EXERCISE BRIEF: Identify all lines in the listing that include the word "seaborn", and copy them out.

MATERIAL:
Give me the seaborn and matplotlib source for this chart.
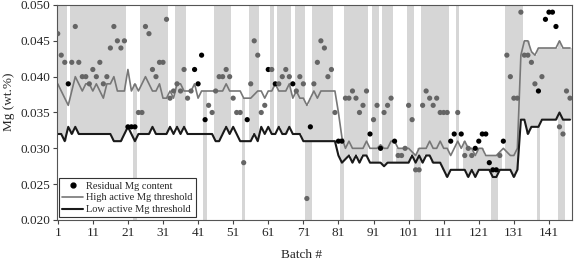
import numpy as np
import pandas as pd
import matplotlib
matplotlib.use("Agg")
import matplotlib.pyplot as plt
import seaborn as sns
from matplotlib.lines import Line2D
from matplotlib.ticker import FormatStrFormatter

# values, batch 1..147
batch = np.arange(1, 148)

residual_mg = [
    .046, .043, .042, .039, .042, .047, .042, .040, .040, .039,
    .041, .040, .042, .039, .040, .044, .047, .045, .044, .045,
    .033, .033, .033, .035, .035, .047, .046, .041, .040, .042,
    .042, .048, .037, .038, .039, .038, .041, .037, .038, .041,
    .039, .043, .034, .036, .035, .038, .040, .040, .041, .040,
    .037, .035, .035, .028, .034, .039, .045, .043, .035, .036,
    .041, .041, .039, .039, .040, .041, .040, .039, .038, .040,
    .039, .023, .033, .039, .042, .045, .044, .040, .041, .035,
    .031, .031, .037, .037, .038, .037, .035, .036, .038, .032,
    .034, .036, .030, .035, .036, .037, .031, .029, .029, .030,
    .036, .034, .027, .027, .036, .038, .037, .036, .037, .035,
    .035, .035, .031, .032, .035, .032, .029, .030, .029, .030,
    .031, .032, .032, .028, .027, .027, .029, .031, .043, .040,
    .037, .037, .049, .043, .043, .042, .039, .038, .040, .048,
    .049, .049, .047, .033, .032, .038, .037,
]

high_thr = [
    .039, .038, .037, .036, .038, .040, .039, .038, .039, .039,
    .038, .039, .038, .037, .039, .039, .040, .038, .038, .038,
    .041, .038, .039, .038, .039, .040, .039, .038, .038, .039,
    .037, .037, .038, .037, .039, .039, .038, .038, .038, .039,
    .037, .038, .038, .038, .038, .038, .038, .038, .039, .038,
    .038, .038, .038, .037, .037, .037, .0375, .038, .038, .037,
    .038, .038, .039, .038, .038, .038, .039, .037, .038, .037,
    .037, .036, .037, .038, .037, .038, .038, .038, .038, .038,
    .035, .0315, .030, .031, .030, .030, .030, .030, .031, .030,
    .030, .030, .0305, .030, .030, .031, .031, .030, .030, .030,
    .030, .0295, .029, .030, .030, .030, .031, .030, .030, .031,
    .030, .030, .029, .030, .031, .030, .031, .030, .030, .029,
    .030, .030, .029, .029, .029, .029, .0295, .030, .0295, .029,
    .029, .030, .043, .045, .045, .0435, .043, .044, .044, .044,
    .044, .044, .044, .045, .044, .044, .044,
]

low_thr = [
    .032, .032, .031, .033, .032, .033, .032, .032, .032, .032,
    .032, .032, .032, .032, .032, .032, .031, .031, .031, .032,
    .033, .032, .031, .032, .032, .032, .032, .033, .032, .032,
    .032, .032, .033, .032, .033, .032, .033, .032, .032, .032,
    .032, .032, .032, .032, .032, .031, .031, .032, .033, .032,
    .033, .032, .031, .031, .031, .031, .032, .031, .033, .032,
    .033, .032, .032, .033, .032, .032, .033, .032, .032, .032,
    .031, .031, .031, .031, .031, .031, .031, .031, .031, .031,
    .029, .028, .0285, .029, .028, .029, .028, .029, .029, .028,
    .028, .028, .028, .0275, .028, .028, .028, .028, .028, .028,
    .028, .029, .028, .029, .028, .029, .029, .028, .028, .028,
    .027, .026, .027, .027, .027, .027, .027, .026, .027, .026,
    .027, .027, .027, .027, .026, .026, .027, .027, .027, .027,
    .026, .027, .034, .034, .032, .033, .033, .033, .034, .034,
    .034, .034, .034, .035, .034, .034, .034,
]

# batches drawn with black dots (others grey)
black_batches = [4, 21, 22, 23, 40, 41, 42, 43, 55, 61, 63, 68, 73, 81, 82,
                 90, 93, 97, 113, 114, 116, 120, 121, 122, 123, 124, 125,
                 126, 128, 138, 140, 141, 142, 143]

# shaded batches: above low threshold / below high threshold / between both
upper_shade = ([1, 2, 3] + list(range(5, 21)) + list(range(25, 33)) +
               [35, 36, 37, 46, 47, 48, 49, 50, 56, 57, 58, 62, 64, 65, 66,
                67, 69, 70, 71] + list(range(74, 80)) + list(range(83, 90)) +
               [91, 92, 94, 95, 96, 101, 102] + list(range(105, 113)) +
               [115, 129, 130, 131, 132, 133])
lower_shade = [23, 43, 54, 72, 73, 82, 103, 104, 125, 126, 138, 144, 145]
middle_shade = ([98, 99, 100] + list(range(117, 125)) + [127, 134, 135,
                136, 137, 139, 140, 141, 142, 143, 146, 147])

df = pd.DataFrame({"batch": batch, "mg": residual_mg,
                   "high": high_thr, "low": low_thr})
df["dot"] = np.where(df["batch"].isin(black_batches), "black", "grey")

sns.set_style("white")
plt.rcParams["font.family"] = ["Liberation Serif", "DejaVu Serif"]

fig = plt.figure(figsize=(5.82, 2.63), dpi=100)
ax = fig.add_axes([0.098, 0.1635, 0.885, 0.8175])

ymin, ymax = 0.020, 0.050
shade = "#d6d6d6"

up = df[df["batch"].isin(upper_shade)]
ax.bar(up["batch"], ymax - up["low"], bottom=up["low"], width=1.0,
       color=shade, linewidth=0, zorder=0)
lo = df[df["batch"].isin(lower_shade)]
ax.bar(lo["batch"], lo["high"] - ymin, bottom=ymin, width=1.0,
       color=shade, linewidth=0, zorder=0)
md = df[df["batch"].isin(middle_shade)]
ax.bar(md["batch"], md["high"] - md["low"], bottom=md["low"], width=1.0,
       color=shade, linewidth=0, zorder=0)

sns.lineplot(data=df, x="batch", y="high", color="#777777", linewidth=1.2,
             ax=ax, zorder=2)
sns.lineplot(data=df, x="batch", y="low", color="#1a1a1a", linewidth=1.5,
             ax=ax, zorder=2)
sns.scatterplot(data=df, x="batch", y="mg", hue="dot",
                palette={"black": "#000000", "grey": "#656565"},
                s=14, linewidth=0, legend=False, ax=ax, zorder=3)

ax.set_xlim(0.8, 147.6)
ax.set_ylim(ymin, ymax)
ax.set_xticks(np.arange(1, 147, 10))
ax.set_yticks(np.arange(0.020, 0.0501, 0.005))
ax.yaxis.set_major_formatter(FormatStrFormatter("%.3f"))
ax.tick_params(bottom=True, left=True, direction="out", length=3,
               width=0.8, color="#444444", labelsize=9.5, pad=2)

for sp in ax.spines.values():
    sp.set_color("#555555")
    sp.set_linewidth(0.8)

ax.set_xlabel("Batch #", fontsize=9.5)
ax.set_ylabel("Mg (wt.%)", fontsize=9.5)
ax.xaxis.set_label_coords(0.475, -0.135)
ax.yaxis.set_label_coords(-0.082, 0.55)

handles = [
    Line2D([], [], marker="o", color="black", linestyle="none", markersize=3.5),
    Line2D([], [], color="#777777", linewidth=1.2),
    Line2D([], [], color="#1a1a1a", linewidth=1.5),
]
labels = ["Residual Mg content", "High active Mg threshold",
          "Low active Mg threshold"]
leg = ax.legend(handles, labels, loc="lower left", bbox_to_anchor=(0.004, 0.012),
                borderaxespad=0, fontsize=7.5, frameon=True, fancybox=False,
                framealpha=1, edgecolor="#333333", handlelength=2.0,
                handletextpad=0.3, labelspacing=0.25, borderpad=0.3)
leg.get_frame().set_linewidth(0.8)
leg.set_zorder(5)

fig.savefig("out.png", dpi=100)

TASK SOLUTION:
Give me the seaborn and matplotlib source for this chart.
import seaborn as sns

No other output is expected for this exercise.